The culturing of the freshwater mussel, requires taking small pieces of mussel mantle, this is the soft membrane of the mussel that is the layer in direct contact with the shell. The technique itself is much less invasive, and hardly ever kills the animal. Because of the relatively non-invasive nature of the culturing, these mussels are able to be grafted many times.
The akoya pearl oyster is only able to handle up to a maximum of 4 or 5 pearls before death. The freshwater process is able to get 40 to 50 pearls per mussel. And this in its own right is one reason for the inexpensive price. And that many freshwater pearl farms are also the family's fish and duck pond, tripling its use. China's pearl production is measured in metric tons.

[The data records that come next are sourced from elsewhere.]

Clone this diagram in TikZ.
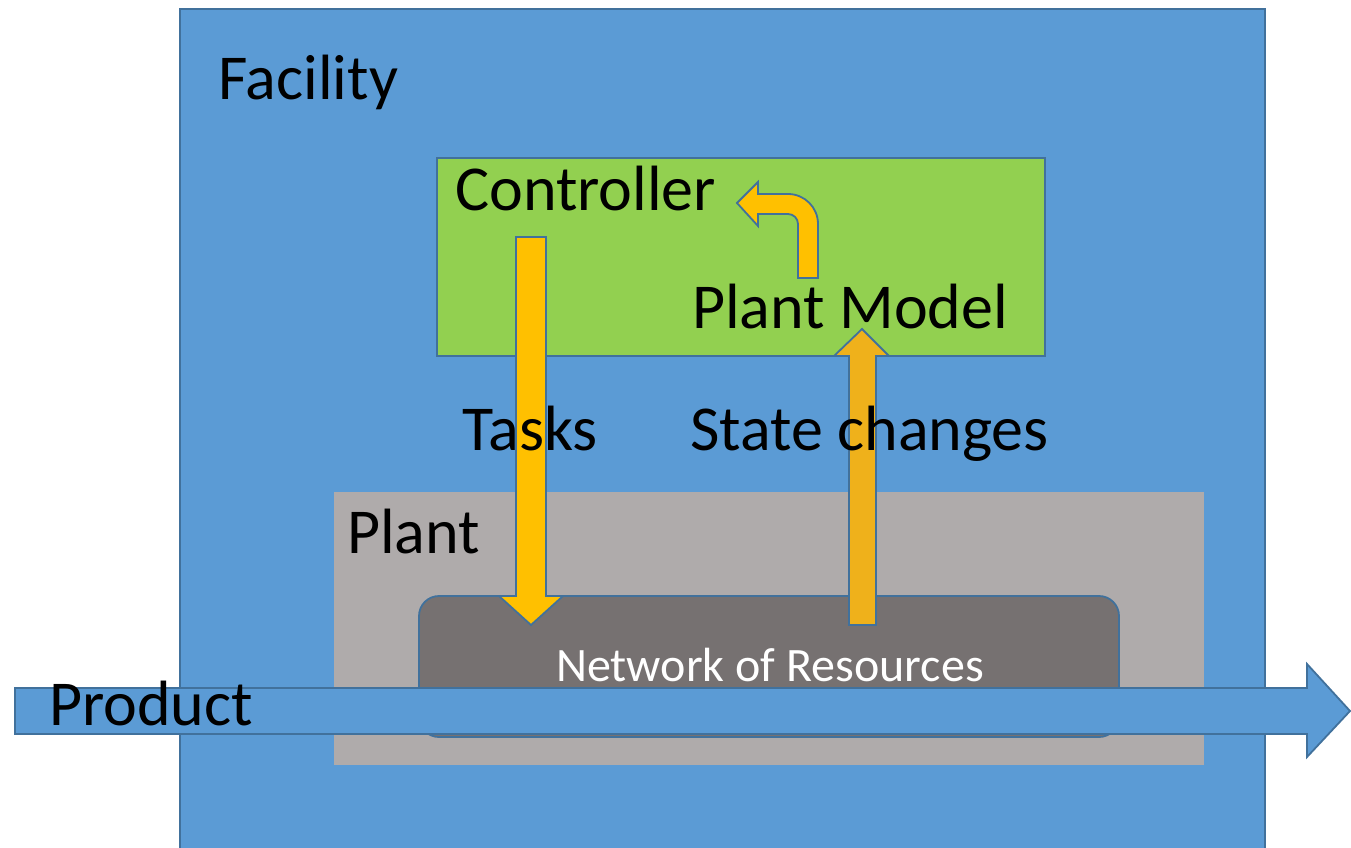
\documentclass[tikz,border=0pt]{standalone}
\usepackage{fontspec}
\setmainfont{Carlito}
\usetikzlibrary{positioning}

\definecolor{facilityblue}{HTML}{5B9BD5}
\definecolor{edgeblue}{HTML}{41719C}
\definecolor{ctrlgreen}{HTML}{92D050}
\definecolor{plantgray}{HTML}{AFABAB}
\definecolor{netgray}{HTML}{767171}
\definecolor{taskyellow}{HTML}{FFC000}
\definecolor{stateyellow}{HTML}{EFB11B}

\tikzset{
  box/.style={draw=edgeblue, line width=1.8pt, inner sep=0pt, anchor=north west},
  blockarrow/.style={draw=edgeblue, line width=1.8pt, line join=miter},
  biglabel/.style={inner sep=0pt, anchor=base west, font=\fontsize{64}{70}\selectfont},
}

\begin{document}
\begin{tikzpicture}[x=1pt,y=-1pt]
            \useasboundingbox (0,0) rectangle (1351,848);
            \clip (0,0) rectangle (1351,848);

            % Boxes
            \node[box, fill=facilityblue, minimum width=1085pt, minimum height=860pt] (facility) at (179,8) {};
            \node[box, fill=ctrlgreen, minimum width=608pt, minimum height=198pt] (controller) at (436,157) {};
            \node[box, draw=none, fill=plantgray, minimum width=870pt, minimum height=273pt] (plant) at (333,491) {};
            \draw[box, fill=netgray, rounded corners=20pt] (419,596) rectangle (1119,737); % resources

            % Model -> controller
            \fill[taskyellow, blockarrow] (798,278) -- (798,224) .. controls (798,218.5) and (793.5,214) .. (788,214)
                -- (758,214) -- (758,226) -- (737,203) -- (758,182) -- (758,194) -- (788,194)
                .. controls (804.6,194) and (818,207.4) .. (818,224) -- (818,278) -- cycle;

            % Tasks (down)
            \fill[taskyellow, blockarrow] (516,237) -- (546,237) -- (546,596) -- (563,596) -- (531,625)
                -- (499,596) -- (516,596) -- cycle;
            % State changes (up)
            \fill[stateyellow, blockarrow] (849,625) -- (849,356) -- (834,356) -- (862,329)
                -- (889,356) -- (876,356) -- (876,625) -- cycle;

            % Product flow
            \fill[facilityblue, blockarrow] (15,688) -- (1307,688) -- (1307,664) -- (1350,711)
                -- (1307,757) -- (1307,734) -- (15,734) -- cycle;

            % Labels
            \node[biglabel] (facilitylabel) at (218,100) {Facility};
            \node[biglabel] (controllerlabel) at (455,210) {Controller};
            \node[biglabel] (modellabel) at (692,328) {Plant Model};
            \node[biglabel] (taskslabel) at (462,450) {Tasks};
            \node[biglabel] (statelabel) at (690,450) {State changes};
            \node[biglabel] (plantlabel) at (347,553) {Plant};
            \node[inner sep=0pt, anchor=base west, text=white, font=\fontsize{48}{52}\selectfont] (netlabel) at (556,681) {Network of Resources};
            \node[biglabel] (productlabel) at (49,725) {Product};
        \end{tikzpicture}
\end{document}
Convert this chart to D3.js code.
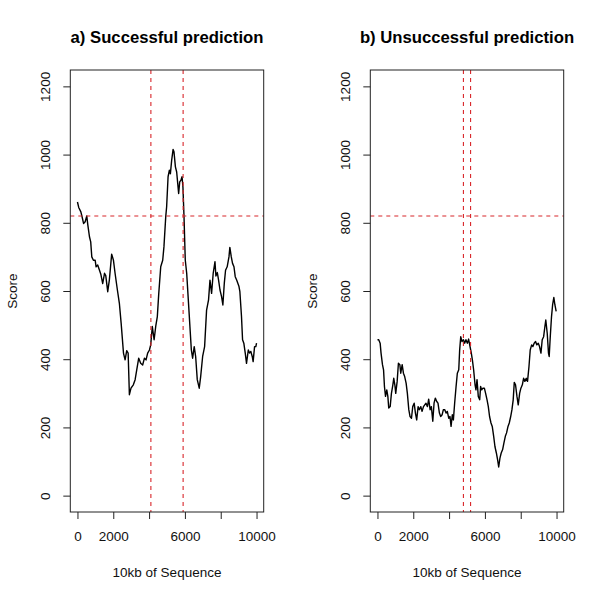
<!DOCTYPE html>
<html>
<head>
<meta charset="utf-8">
<script src="https://cdn.jsdelivr.net/npm/d3@7"></script>
<style>
  html, body { margin: 0; padding: 0; background: #fff; }
  svg { display: block; font-family: "Liberation Sans", Arial, Helvetica, sans-serif; }
</style>
</head>
<body>
<svg id="chart" width="600" height="600"></svg>
<script>
// ---- data ----
const panelTitles = ["a) Successful prediction", "b) Unsuccessful prediction"];
const xTicks = [0, 2000, 4000, 6000, 8000, 10000];
const xTickLabels = ["0", "2000", "", "6000", "", "10000"];
const yTicks = [0, 200, 400, 600, 800, 1000, 1200];
const xTitle = "10kb of Sequence";
const yTitle = "Score";
const threshold = 820;
const boundsA = [4100, 5900];
const boundsB = [4800, 5200];

const seqA = [
  [0,861],[70,845],[190,832],[260,817],[340,798],[430,803],[520,820],[580,793],[670,759],[740,744],
  [800,700],[890,690],[990,690],[1040,671],[1130,676],[1230,661],[1300,650],[1410,622],[1510,652],[1580,645],
  [1690,598],[1780,632],[1910,708],[2010,690],[2100,652],[2230,603],[2340,564],[2440,505],[2570,418],[2660,398],
  [2750,425],[2830,418],[2900,296],[2990,315],[3120,325],[3220,340],[3310,369],[3420,403],[3530,388],[3640,383],
  [3740,403],[3830,398],[3920,418],[4020,427],[4090,442],[4180,496],[4280,457],[4370,496],[4460,525],[4540,593],
  [4650,671],[4760,690],[4830,730],[4930,818],[4980,847],[5060,935],[5130,954],[5190,944],[5260,983],[5340,1015],
  [5390,1008],[5470,964],[5540,949],[5600,915],[5650,886],[5710,920],[5780,925],[5840,935],[5890,905],[5950,818],
  [6020,691],[6100,652],[6190,574],[6280,496],[6360,427],[6430,403],[6520,437],[6600,408],[6690,340],[6800,315],
  [6880,349],[6990,408],[7100,437],[7210,544],[7320,574],[7400,632],[7490,593],[7580,652],[7680,686],[7730,644],
  [7810,654],[7880,632],[7960,603],[8050,583],[8120,559],[8200,623],[8270,661],[8360,671],[8460,700],[8510,728],
  [8590,700],[8660,681],[8740,671],[8810,642],[8890,632],[8960,622],[9020,613],[9070,598],[9160,525],[9220,457],
  [9290,447],[9370,418],[9440,388],[9540,427],[9610,418],[9680,423],[9760,408],[9810,393],[9890,437],[9960,437],
  [10000,447]
];

const seqB = [
  [0,457],[70,457],[150,447],[200,418],[280,384],[340,369],[390,320],[450,291],[520,310],[580,291],
  [630,257],[710,261],[780,300],[860,325],[910,344],[970,325],[1020,300],[1100,335],[1170,388],[1250,384],
  [1300,359],[1380,384],[1450,359],[1520,349],[1600,330],[1670,300],[1750,252],[1820,232],[1900,227],[1970,261],
  [2050,271],[2120,242],[2190,222],[2270,261],[2340,252],[2420,261],[2490,247],[2570,261],[2640,266],[2710,271],
  [2790,261],[2860,283],[2940,252],[3010,261],[3090,218],[3160,271],[3230,286],[3310,276],[3380,271],[3460,242],
  [3530,232],[3610,237],[3680,252],[3760,252],[3830,242],[3900,247],[3980,227],[4050,232],[4110,203],[4180,237],
  [4240,222],[4310,271],[4390,320],[4460,359],[4540,369],[4590,427],[4650,466],[4720,452],[4800,457],[4870,447],
  [4940,457],[5020,447],[5090,459],[5170,437],[5240,418],[5300,398],[5370,369],[5450,325],[5500,310],[5560,340],
  [5630,291],[5710,281],[5760,320],[5820,310],[5890,315],[5970,315],[6040,300],[6120,281],[6190,261],[6260,232],
  [6340,213],[6410,203],[6490,174],[6560,144],[6640,125],[6710,105],[6770,84],[6840,110],[6910,125],[6990,135],
  [7060,154],[7140,174],[7210,184],[7290,203],[7360,213],[7440,232],[7510,252],[7580,281],[7640,332],[7710,325],
  [7790,291],[7860,266],[7940,300],[8010,315],[8090,325],[8160,344],[8230,335],[8310,344],[8380,335],[8460,378],
  [8530,427],[8610,442],[8680,437],[8750,447],[8830,452],[8900,442],[8980,447],[9050,437],[9130,418],[9200,457],
  [9280,466],[9350,496],[9400,515],[9480,476],[9550,418],[9590,408],[9650,466],[9720,525],[9780,559],[9850,581],
  [9910,559],[9980,540]
];

// ---- layout ----
const svg = d3.select("#chart");
const panels = [
  { title: panelTitles[0], data: seqA, bounds: boundsA, left: 70.3, right: 263.7 },
  { title: panelTitles[1], data: seqB, bounds: boundsB, left: 370.3, right: 563.7 }
];
const plotTop = 70, plotBottom = 512;
const red = "#d8262a";

panels.forEach(p => {
  const g = svg.append("g");
  const x = d3.scaleLinear().domain([-400, 10400]).range([p.left, p.right]);
  const y = d3.scaleLinear().domain([-48, 1248]).range([plotBottom, plotTop]);

  // series line
  g.append("path")
    .datum(p.data)
    .attr("fill", "none")
    .attr("stroke", "#000")
    .attr("stroke-width", 1.4)
    .attr("stroke-linejoin", "round")
    .attr("d", d3.line().x(d => x(d[0])).y(d => y(d[1])));

  // threshold & bounds
  g.append("line")
    .attr("x1", p.left).attr("x2", p.right)
    .attr("y1", y(threshold)).attr("y2", y(threshold))
    .attr("stroke", red).attr("stroke-width", 1.1).attr("stroke-dasharray", "4,4");
  p.bounds.forEach(b => {
    g.append("line")
      .attr("x1", x(b)).attr("x2", x(b))
      .attr("y1", plotTop).attr("y2", plotBottom)
      .attr("stroke", red).attr("stroke-width", 1.1).attr("stroke-dasharray", "4,4");
  });

  // box
  g.append("rect")
    .attr("x", p.left).attr("y", plotTop)
    .attr("width", p.right - p.left).attr("height", plotBottom - plotTop)
    .attr("fill", "none").attr("stroke", "#222").attr("stroke-width", 1);

  // x axis
  const xAxis = d3.axisBottom(x).tickValues(xTicks)
    .tickSize(7).tickPadding(12)
    .tickFormat((d, i) => xTickLabels[i]);
  const xg = g.append("g").attr("transform", `translate(0,${plotBottom})`).call(xAxis);
  xg.select(".domain").remove();
  xg.selectAll(".tick line").attr("stroke", "#222");
  xg.selectAll(".tick text").attr("font-size", 13.5).attr("fill", "#111")
    .attr("font-family", "'Liberation Sans', Arial, sans-serif");

  // y axis
  const yAxis = d3.axisLeft(y).tickValues(yTicks).tickSize(7).tickPadding(0).tickFormat(d3.format("d"));
  const yg = g.append("g").attr("transform", `translate(${p.left},0)`).call(yAxis);
  yg.select(".domain").remove();
  yg.selectAll(".tick line").attr("stroke", "#222");
  yg.selectAll(".tick text")
    .attr("font-size", 13.5).attr("fill", "#111")
    .attr("font-family", "'Liberation Sans', Arial, sans-serif")
    .attr("x", null).attr("dy", null)
    .attr("text-anchor", "middle")
    .attr("dominant-baseline", "central")
    .attr("transform", "translate(-25,0) rotate(-90)");

  // titles
  const cx = (p.left + p.right) / 2;
  g.append("text").attr("x", cx).attr("y", 43)
    .attr("text-anchor", "middle").attr("font-size", 16.7).attr("font-weight", "bold")
    .attr("fill", "#000").text(p.title);
  g.append("text").attr("x", cx).attr("y", 577)
    .attr("text-anchor", "middle").attr("font-size", 13.5).attr("fill", "#111").text(xTitle);
  g.append("text")
    .attr("transform", `translate(${p.left - 58},${(plotTop + plotBottom) / 2}) rotate(-90)`)
    .attr("text-anchor", "middle").attr("dominant-baseline", "central")
    .attr("font-size", 13.5).attr("fill", "#111").text(yTitle);
});
</script>
</body>
</html>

And so finally, my point of writing this is to examine the reason why freshwater pearls are less expensive than salt water pearls. The big reason is the quantity of pearls produced versus the cost of production.
Salt water production is more expensive because of the reasons above, and also when storms hit or red tides, or desalination of the area because of heavy rain, small temperature changes can destroy a pearl farm.
The pearl is every bit as much a pearl; if not more pearl because the freshwater necklace pearl is solid nacre, and the saltwater is a coating of nacre on the "mother of pearl" bead. This is important for a couple of reasons. The lower grades of akoya pearl nacre can chip and crack; whereas, a solid nacre pearl cannot crack and chip. Another thing a solid pearl has is the beautiful pearl feature called orient. Orient is the subtle shimmering color that looks like the way that oil looks when poured on water, or the look of gasoline. It is the natural rainbow that shines through on Freshwater pearl. The thinner nacre of a low quality akoya pearl can't produce the orient; because, orient only happens when the nacre is very thick as in freshwater pearl necklace.
And if Julius Caesar thought enough of them to make him want to go and invade England.
Oh that's another story.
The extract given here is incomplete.